Engineering food and drink experiences by and for geeks

The geeks are cooking now. Or will be after they read “Cooking for Engineers.” Done by a software developer, Michael Chu, in Silicon Valley. Mmmm, this makes me hungry!

Noah Kagan sent me this one (he’s a user experience designer, used to work for Facebook). We were talking last weekend about potential videoblogs that might be fun to do. His idea was to do a cooking show, which I thought was a great idea. Why would that work and why is that an opportunity that isn’t filled by mainstream media like Julia Childs? Because, let’s say I have an iPod. Let’s say I had 50 different recipes downloaded onto my iPod, but each one is a video podcast. First 10 seconds of each is a list of ingredients you need from the store. Now, no program on TV does that. Why? Cause that’s a lame format for something where you’ll watch for 30 or 60 minutes. But an iPod is different — you can select from a number of choices and you can carry the thing around with you. The needs of an iPod user are DIFFERENT than the needs of someone sitting on their Barcalounger watching a TV screen. Don’t ya think?

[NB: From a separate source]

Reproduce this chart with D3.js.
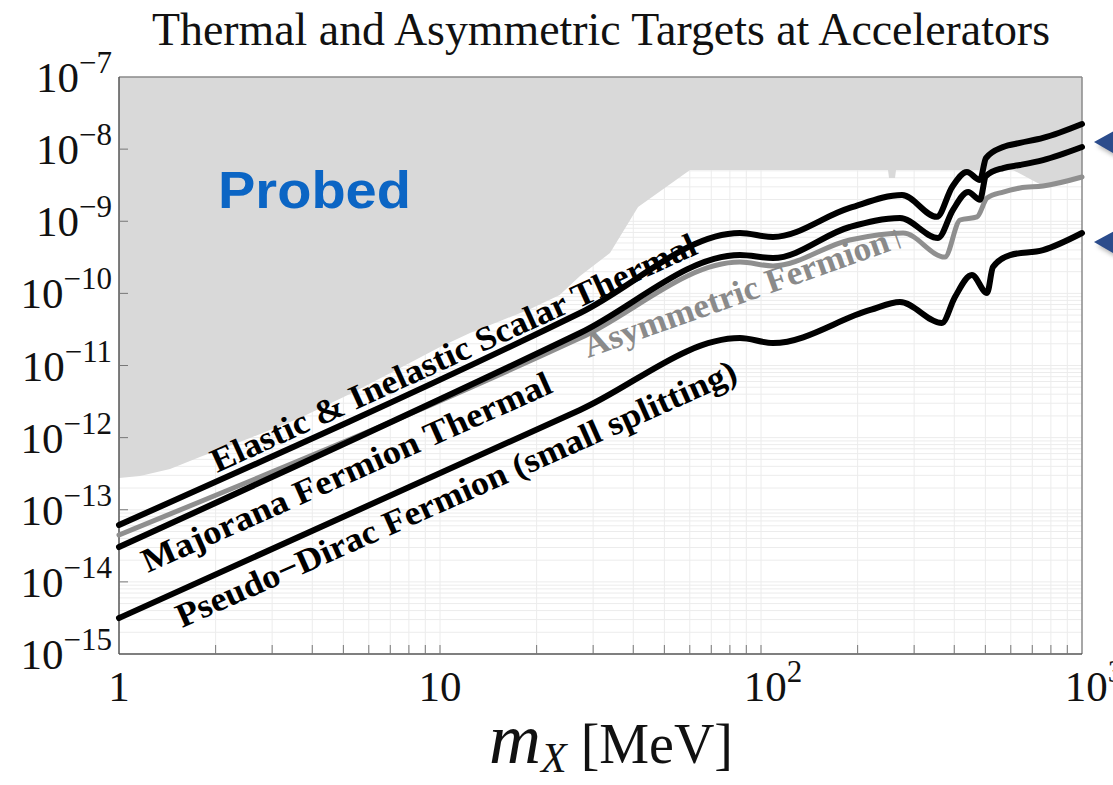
<!DOCTYPE html>
<html><head><meta charset="utf-8">
<script src="https://cdn.jsdelivr.net/npm/d3@7"></script>
<style>body{margin:0;background:#fff}svg{display:block}</style>
</head><body>
<svg id="c" width="1113" height="785"></svg>
<script>
// ---------- data ----------
const title = "Thermal and Asymmetric Targets at Accelerators";
const xTickValues = [1, 10, 100, 1000];
const xTickBase = ["1", "10", "10", "10"];
const xTickSup = ["", "", "2", "3"];
const yTickExps = [-7, -8, -9, -10, -11, -12, -13, -14, -15];

const scalarMass = [1, 27.3, 86, 109, 189, 275, 353, 394, 438, 481, 502, 568, 641, 756, 1000];
const scalarThermal = [6.15e-14, 5.35e-11, 6.87e-10, 6.05e-10, 1.53e-9, 2.31e-9, 1.15e-9, 2.99e-9, 4.82e-9, 3.73e-9, 7.5e-9, 1.07e-8, 1.22e-8, 1.43e-8, 2.23e-8];

const majoranaMass = [1, 27.3, 86, 109, 189, 271, 356, 396, 442, 481, 502, 568, 641, 756, 1000];
const majoranaThermal = [3.04e-14, 2.82e-11, 3.40e-10, 3.09e-10, 8.32e-10, 1.11e-9, 5.86e-10, 1.43e-9, 2.54e-9, 1.99e-9, 4.24e-9, 5.47e-9, 6.03e-9, 7.06e-9, 1.07e-8];

const asymMass = [1, 27.3, 86, 109, 189, 277, 374, 417, 471, 506, 568, 641, 756, 1000];
const asymFermion = [4.47e-14, 2.40e-11, 2.72e-10, 2.40e-10, 5.50e-10, 6.87e-10, 3.19e-10, 1.04e-9, 1.15e-9, 2.10e-9, 2.54e-9, 2.89e-9, 3.08e-9, 4.11e-9];

const pdMass = [1, 27.3, 86, 109, 219, 271, 366, 402, 454, 506, 528, 597, 756, 1000];
const pseudoDirac = [3.15e-15, 2.42e-12, 2.40e-11, 2.05e-11, 5.89e-11, 7.59e-11, 3.88e-11, 8.91e-11, 1.80e-10, 1.01e-10, 2.32e-10, 3.40e-10, 3.99e-10, 6.87e-10];

const probedMass = [1, 1, 1.163, 1.442, 1.787, 2.56, 3.66, 5.24, 7.51, 10.0, 12.4, 15.4, 19.1, 23.6, 27.3, 33.85, 41.4, 60.1, 248.7, 250.5, 261.5, 263.4, 609.5, 766.9, 1000, 1000];
const probedLimit = [1e-7, 2.75e-13, 2.94e-13, 3.67e-13, 5.38e-13, 9.89e-13, 1.87e-12, 4.03e-12, 9.22e-12, 1.81e-11, 2.82e-11, 4.14e-11, 6.07e-11, 9.51e-11, 1.74e-10, 3.63e-10, 1.58e-9, 5.14e-9, 5.14e-9, 3.98e-9, 3.98e-9, 5.14e-9, 5.14e-9, 2.99e-9, 4.11e-9, 1e-7];

// ---------- layout ----------
const svg = d3.select("#c");
const M = {l: 119, t: 77, r: 1082, b: 654};
const x = d3.scaleLog().domain([1, 1000]).range([M.l, M.r]);
const y = d3.scaleLog().domain([1e-15, 1e-7]).range([M.b, M.t]);
const serif = "'Liberation Serif','Times New Roman',serif";

svg.append("rect").attr("width", 1113).attr("height", 785).attr("fill", "#fff");

// grid
const grid = svg.append("g");
const xMinor = [], yMinor = [];
for (let e = 0; e < 3; e++) for (let k = 1; k <= 9; k++) xMinor.push(k * Math.pow(10, e));
for (let e = -15; e < -7; e++) for (let k = 1; k <= 9; k++) yMinor.push(k * Math.pow(10, e));
grid.selectAll(".gx").data(xMinor.filter(v => v > 1)).enter().append("line")
  .attr("x1", d => x(d)).attr("x2", d => x(d)).attr("y1", M.t).attr("y2", M.b)
  .attr("stroke", "#ececec").attr("stroke-width", 1);
grid.selectAll(".gy").data(yMinor.filter(v => v > 1e-15)).enter().append("line")
  .attr("y1", d => y(d)).attr("y2", d => y(d)).attr("x1", M.l).attr("x2", M.r)
  .attr("stroke", "#ececec").attr("stroke-width", 1);

// probed region
const probed = probedMass.map((m, i) => [m, probedLimit[i]]);
svg.append("path").datum(probed)
  .attr("d", d3.line().x(d => x(d[0])).y(d => y(d[1])))
  .attr("fill", "#d9d9d9").attr("stroke", "none");

// frame
svg.append("line").attr("x1", M.l).attr("x2", M.r).attr("y1", M.t).attr("y2", M.t).attr("stroke", "#8a8a8a").attr("stroke-width", 1.5);
svg.append("line").attr("x1", M.r).attr("x2", M.r).attr("y1", M.t).attr("y2", M.b).attr("stroke", "#8a8a8a").attr("stroke-width", 1.5);
svg.append("line").attr("x1", M.l).attr("x2", M.l).attr("y1", M.t).attr("y2", M.b).attr("stroke", "#555").attr("stroke-width", 1.5);
svg.append("line").attr("x1", M.l).attr("x2", M.r).attr("y1", M.b).attr("y2", M.b).attr("stroke", "#555").attr("stroke-width", 1.5);

// ticks
svg.selectAll(".tx").data(xMinor.filter(v => v > 1)).enter().append("line")
  .attr("x1", d => x(d)).attr("x2", d => x(d)).attr("y1", M.b).attr("y2", M.b - 9)
  .attr("stroke", "#777").attr("stroke-width", 1);
svg.selectAll(".ty").data(yTickExps.slice(1, -1)).enter().append("line")
  .attr("x1", M.l).attr("x2", M.l + 9).attr("y1", d => y(Math.pow(10, d))).attr("y2", d => y(Math.pow(10, d)))
  .attr("stroke", "#777").attr("stroke-width", 1);

// y tick labels
const yl = svg.selectAll(".yl").data(yTickExps).enter().append("text")
  .attr("x", 112).attr("y", d => y(Math.pow(10, d)) + 15)
  .attr("text-anchor", "end").attr("font-family", serif).attr("fill", "#111");
yl.append("tspan").attr("font-size", 43).text("10");
yl.append("tspan").attr("font-size", 31).attr("dy", -19).text(d => "\u2212" + (-d));

// x tick labels
const xl = svg.selectAll(".xl").data(xTickValues).enter().append("text")
  .attr("x", (d, i) => x(d) + (xTickSup[i] ? 12 : 0)).attr("y", 701)
  .attr("text-anchor", "middle").attr("font-family", serif).attr("fill", "#111");
xl.append("tspan").attr("font-size", 43).text((d, i) => xTickBase[i]);
xl.append("tspan").attr("font-size", 31).attr("dy", -19).text((d, i) => xTickSup[i]);

// x axis title
const xt = svg.append("text").attr("x", 611).attr("y", 763).attr("text-anchor", "middle").attr("font-family", serif).attr("fill", "#111");
xt.append("tspan").attr("font-style", "italic").attr("font-size", 72).text("m");
xt.append("tspan").attr("font-style", "italic").attr("font-size", 42).attr("dy", 9).text("X");
xt.append("tspan").attr("font-size", 56).attr("dy", -9).attr("dx", 14).text("[MeV]");

// title
svg.append("text").attr("x", 601).attr("y", 45).attr("text-anchor", "middle")
  .attr("font-family", serif).attr("font-size", 46).attr("fill", "#111")
  .attr("textLength", 898).attr("lengthAdjust", "spacingAndGlyphs").text(title);

// curves
const line = d3.line().x(d => x(d[0])).y(d => y(d[1])).curve(d3.curveMonotoneX);
const series = [
  {m: asymMass, v: asymFermion, c: "#8f8f8f", w: 5},
  {m: pdMass, v: pseudoDirac, c: "#000", w: 6},
  {m: majoranaMass, v: majoranaThermal, c: "#000", w: 6},
  {m: scalarMass, v: scalarThermal, c: "#000", w: 6}
];
series.forEach(s => {
  svg.append("path").datum(s.m.map((m, i) => [m, s.v[i]]))
    .attr("d", line).attr("fill", "none").attr("stroke", s.c).attr("stroke-width", s.w)
    .attr("stroke-linejoin", "round").attr("stroke-linecap", "round");
});

// curve labels
function label(txt, m, v, ang, len, fill, size) {
  svg.append("text").attr("transform", `translate(${x(m)},${y(v)}) rotate(${-ang})`)
    .attr("font-family", serif).attr("font-weight", "bold").attr("font-size", size)
    .attr("fill", fill).attr("textLength", len).attr("lengthAdjust", "spacingAndGlyphs").text(txt);
}
label("Elastic & Inelastic Scalar Thermal", 2.02, 3.23e-13, 24.5, 530, "#000", 34);
label("Majorana Fermion Thermal", 1.23, 1.33e-14, 24, 445, "#000", 34);
label("Pseudo\u2212Dirac Fermion (small splitting)", 1.57, 2.29e-15, 24, 610, "#000", 34);
label("Asymmetric Fermion\u2191", 28.9, 1.27e-11, 19.5, 340, "#8a8a8a", 34);

// Probed
svg.append("text").attr("x", 218).attr("y", 208).attr("font-family", "'Liberation Sans',Arial,sans-serif")
  .attr("font-weight", "bold").attr("font-size", 52).attr("fill", "#0b65c4")
  .attr("textLength", 193).attr("lengthAdjust", "spacingAndGlyphs").text("Probed");

// arrows on the right edge
const defs = svg.append("defs");
defs.append("filter").attr("id", "sh").attr("x", "-50%").attr("y", "-50%").attr("width", "200%").attr("height", "200%")
  .append("feGaussianBlur").attr("stdDeviation", 2);
[1.26e-8, 5.15e-10].forEach(v => {
  const yc = y(v);
  const pts = [[1094, yc], [1118, yc - 13], [1118, yc + 14]];
  svg.append("polygon").attr("points", pts.map(p => [p[0] + 3, p[1] + 4].join(",")).join(" "))
    .attr("fill", "#888").attr("opacity", 0.6).attr("filter", "url(#sh)");
  svg.append("polygon").attr("points", pts.map(p => p.join(",")).join(" ")).attr("fill", "#2b4c8c");
});
</script>
</body></html>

This opens up a whole raft of new content opportunities. Imagine if Robert Hess converted all his cocktails on his Drinkboy site to videos? (He’s a geek who works at Microsoft, by the way).

I wonder what a food critic, like Hillel Cooperman’s TastingMenu (a geek who runs the Microsoft Max team at Microsoft) would be able to do with video? That site rocks, by the way.

Do you have a favorite food or drink site? Especially ones done by geeks with day jobs like these?